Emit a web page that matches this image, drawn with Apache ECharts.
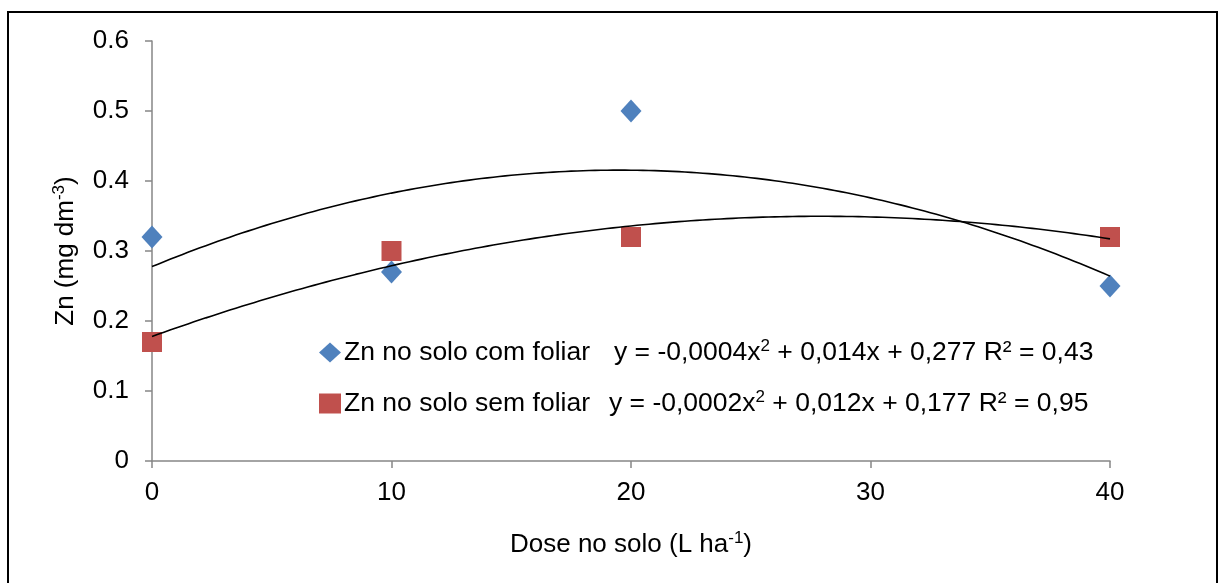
<!DOCTYPE html>
<html>
<head>
<meta charset="utf-8">
<script src="https://cdn.jsdelivr.net/npm/echarts@6/dist/echarts.min.js"></script>
<style>
html,body{margin:0;padding:0;background:#fff;}
#chart{width:1218px;height:583px;}
</style>
</head>
<body>
<div id="chart"></div>
<script>
// ---- data ----
var doses = [0, 10, 20, 40];
var comFoliar = [0.32, 0.27, 0.50, 0.25];
var semFoliar = [0.17, 0.30, 0.32, 0.32];
var seriesNames = ['Zn no solo com foliar', 'Zn no solo sem foliar'];
var xTicks = [0, 10, 20, 30, 40];
var yTicks = [0, 0.1, 0.2, 0.3, 0.4, 0.5, 0.6];

// quadratic least-squares fit (trend line, like Excel polynomial order 2)
function quadFit(xs, ys) {
  var S = [0,0,0,0,0], T = [0,0,0];
  for (var i = 0; i < xs.length; i++) {
    var p = 1;
    for (var k = 0; k < 5; k++) { S[k] += p; if (k < 3) T[k] += p * ys[i]; p *= xs[i]; }
  }
  var A = [[S[0],S[1],S[2],T[0]],[S[1],S[2],S[3],T[1]],[S[2],S[3],S[4],T[2]]];
  for (var c = 0; c < 3; c++) {
    for (var r = c + 1; r < 3; r++) {
      var f = A[r][c] / A[c][c];
      for (var j = c; j < 4; j++) A[r][j] -= f * A[c][j];
    }
  }
  var sol = [0,0,0];
  for (var r2 = 2; r2 >= 0; r2--) {
    var s = A[r2][3];
    for (var j2 = r2 + 1; j2 < 3; j2++) s -= A[r2][j2] * sol[j2];
    sol[r2] = s / A[r2][r2];
  }
  return sol; // a0, a1, a2
}
function curve(xs, ys) {
  var c = quadFit(xs, ys), out = [];
  var x0 = xs[0], x1 = xs[xs.length - 1];
  for (var x = x0; x <= x1 + 1e-9; x += 0.25) out.push([x, c[0] + c[1]*x + c[2]*x*x]);
  return out;
}
function pairs(xs, ys) { return xs.map(function (x, i) { return [x, ys[i]]; }); }

var FONT = "'Liberation Sans', Arial, sans-serif";
var FS = 26;
var LFS = 26.5;
var SUP = 17;
var axisGray = '#868686';
var supStyle = { fontFamily: FONT, fontSize: SUP, color: '#000', verticalAlign: 'top', padding: [0, 0, 12, 0] };

var chart = echarts.init(document.getElementById('chart'));
chart.setOption({
  animation: false,
  backgroundColor: '#fff',
  textStyle: { fontFamily: FONT },
  graphic: [{
    type: 'polyline',
    shape: { points: [[8, 590], [8, 12], [1217, 12], [1217, 590]] },
    style: { stroke: '#000', lineWidth: 2, fill: null },
    silent: true
  }],
  grid: { left: 152, right: 108, top: 41, bottom: 122, containLabel: false },
  xAxis: {
    type: 'value', min: 0, max: 40, interval: 10,
    name: 'Dose no solo (L ha{sup|-1})',
    nameLocation: 'middle', nameGap: 69,
    nameTextStyle: { fontFamily: FONT, fontSize: FS, color: '#000', rich: { sup: supStyle } },
    axisLine: { show: true, onZero: false, lineStyle: { color: axisGray, width: 1.5 } },
    axisTick: { show: true, length: 7, lineStyle: { color: axisGray, width: 1.5 } },
    axisLabel: { fontFamily: FONT, fontSize: FS, color: '#000', margin: 19 },
    splitLine: { show: false }
  },
  yAxis: {
    type: 'value', min: 0, max: 0.6, interval: 0.1,
    name: 'Zn (mg dm{sup|-3})',
    nameLocation: 'middle', nameGap: 72, nameRotate: 90,
    nameTextStyle: { fontFamily: FONT, fontSize: FS, color: '#000', rich: { sup: supStyle } },
    axisLine: { show: true, lineStyle: { color: axisGray, width: 1.5 } },
    axisTick: { show: true, length: 7, lineStyle: { color: axisGray, width: 1.5 } },
    axisLabel: { fontFamily: FONT, fontSize: FS, color: '#000', margin: 23,
      formatter: function (v) { return (Math.round(v * 10) / 10).toString(); } },
    splitLine: { show: false }
  },
  legend: {
    data: [
      { name: seriesNames[0], icon: 'diamond', itemStyle: { color: '#4F81BD', opacity: 1 } },
      { name: seriesNames[1], icon: 'rect', itemStyle: { color: '#C0504D', opacity: 1 } }
    ],
    orient: 'vertical', left: 314, top: 333, itemGap: 23,
    itemWidth: 22, itemHeight: 20,
    selectedMode: false,
    textStyle: {
      fontFamily: FONT, fontSize: LFS, color: '#000', padding: [0, 0, 0, -2],
      rich: {
        e1: { fontFamily: FONT, fontSize: LFS, color: '#000', padding: [0, 0, 0, 24] },
        e2: { fontFamily: FONT, fontSize: LFS, color: '#000', padding: [0, 0, 0, 19] },
        t: { fontFamily: FONT, fontSize: LFS, color: '#000' },
        sup: supStyle
      }
    },
    formatter: function (name) {
      if (name === seriesNames[0]) return '{t|' + name + '}{e1|y = -0,0004x}{sup|2}{t| + 0,014x + 0,277 R² = 0,43}';
      return '{t|' + name + '}{e2|y = -0,0002x}{sup|2}{t| + 0,012x + 0,177 R² = 0,95}';
    }
  },
  series: [
    {
      name: 'trend1', type: 'line', data: curve(doses, comFoliar), showSymbol: false, symbol: 'none',
      smooth: false, lineStyle: { color: '#000', width: 1.6 }, z: 3, silent: true
    },
    {
      name: 'trend2', type: 'line', data: curve(doses, semFoliar), showSymbol: false, symbol: 'none',
      smooth: false, lineStyle: { color: '#000', width: 1.6 }, z: 3, silent: true
    },
    {
      name: seriesNames[0], type: 'scatter', data: pairs(doses, comFoliar), symbol: 'diamond', symbolSize: [21, 23],
      itemStyle: { color: '#4F81BD', opacity: 1 }, z: 2
    },
    {
      name: seriesNames[1], type: 'scatter', data: pairs(doses, semFoliar), symbol: 'rect', symbolSize: 20,
      itemStyle: { color: '#C0504D', opacity: 1 }, z: 2
    }
  ]
});
</script>
</body>
</html>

----------------------------------------

#### [PROBLEM REQUIREMENTS]
From the first line above to the line containing "var yTicks = [0, 0.1, 0.2, 0.3, 0.4, 0.5, 0.6];", repeat each line exactly. Pictures stay out.

#### [EXERCISE SOLUTION]
Emit a web page that matches this image, drawn with Apache ECharts.
<!DOCTYPE html>
<html>
<head>
<meta charset="utf-8">
<script src="https://cdn.jsdelivr.net/npm/echarts@6/dist/echarts.min.js"></script>
<style>
html,body{margin:0;padding:0;background:#fff;}
#chart{width:1218px;height:583px;}
</style>
</head>
<body>
<div id="chart"></div>
<script>
// ---- data ----
var doses = [0, 10, 20, 40];
var comFoliar = [0.32, 0.27, 0.50, 0.25];
var semFoliar = [0.17, 0.30, 0.32, 0.32];
var seriesNames = ['Zn no solo com foliar', 'Zn no solo sem foliar'];
var xTicks = [0, 10, 20, 30, 40];
var yTicks = [0, 0.1, 0.2, 0.3, 0.4, 0.5, 0.6];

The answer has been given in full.